We spent the afternoon up past Masset, at the very top end of the island, on the beach under Tow Hill. The hill is actually a sheer cliff rising just above the sea - half of a volcanic formation of basalt columns (like Staffa in Scotland, or Giant's Causeway in Ireland). The other half shaved off, and what's left is a cliff sticking up out of the flat part of the island. The whole beach there is volcanic rock, boulders fallen from Tow Hill, and small pebbles of infinite colours. The volanic rock is strange and porous, with perfectly circular potholes around it. The famous Blow Hole there shoots out water under high pressure at fairly random intervals - watching the waves didn't really help us to predict it. Right next to it, a tiny seam in the rock spits out high-pressure air that needs to be released when the water pushes into the Blow Hole. The sounds were amazing - so I recorded them.

On the other side of the river, the beach instantly changes to smooth shell sand, rivulets and ripples, and a line of enormous jellyfish and crabs (all dead of course) at the last tide line. There were people out looking for live crabs, I think - this is where the locals come to catch them.

This - or beneath Tow Hill - is also where Raven discovered the first people in a clamshell, and brought them up to be humans (Haida, to be specific).
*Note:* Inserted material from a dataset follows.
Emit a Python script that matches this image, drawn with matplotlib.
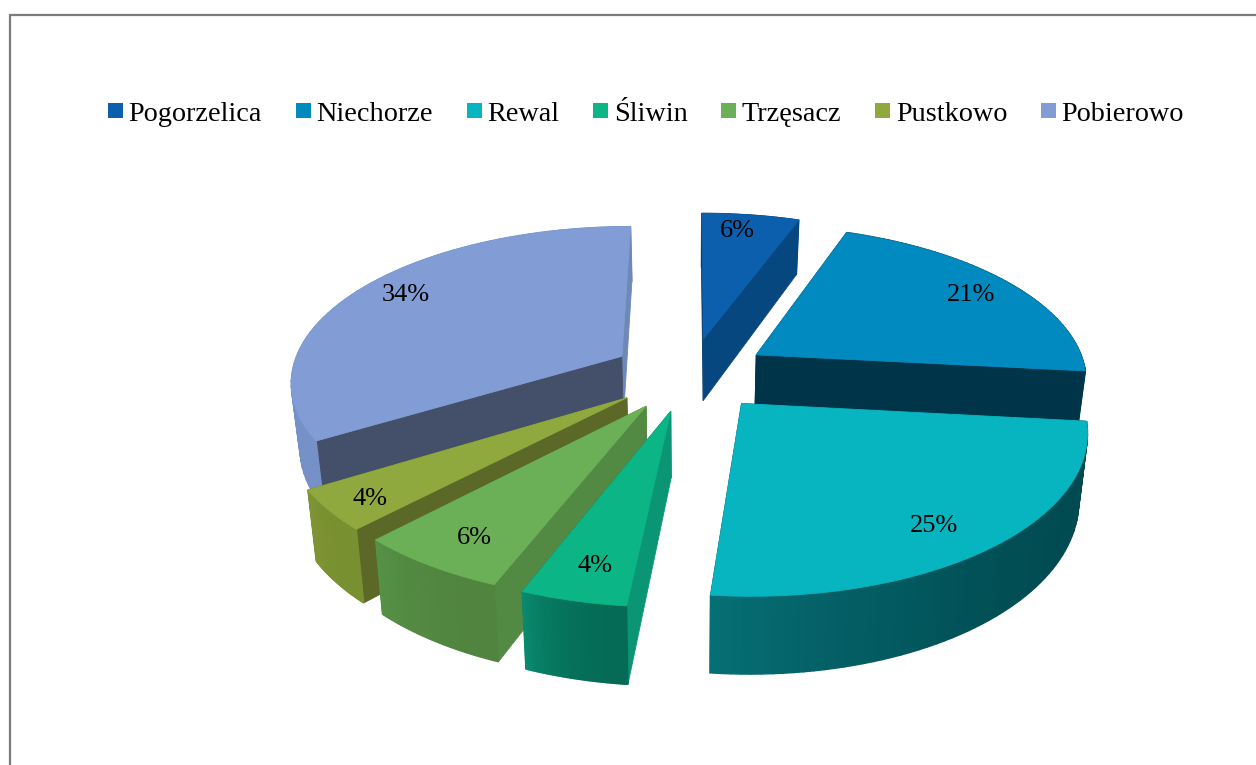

On the way back, we stumbled into a fantastic restaurant and bakery call Trout House, and spent much of the evening there, eating and talking to the locals - and visitors working there for the summer - all of whom have the same fantastic demeanour. This is undoubtedly a hippy community, on the north end of the island. The restaurant was beautiful and a rare sight in Canada: not only un-winterized, but un-winterizable. We ate in the greenhouse part. Staff kept reaching in to pick edible flowers with which to garnish salads. Andy and I both had clam fritter burgers made with local razor clams (he also had the clam chowder, but that seemed a bit much to me) and nachos, and we finished up with spontaneous three-fruit pie (the selling point being that it was fresh out of the oven, and served with natural vanilla ice cream). Several people dared me to return to the Golden Spruce and *cross* the river to touch the stump. I'm thinking about it. We trundled home, stuffed, via Old Masset, which really, for this island, is a sprawling metropolis.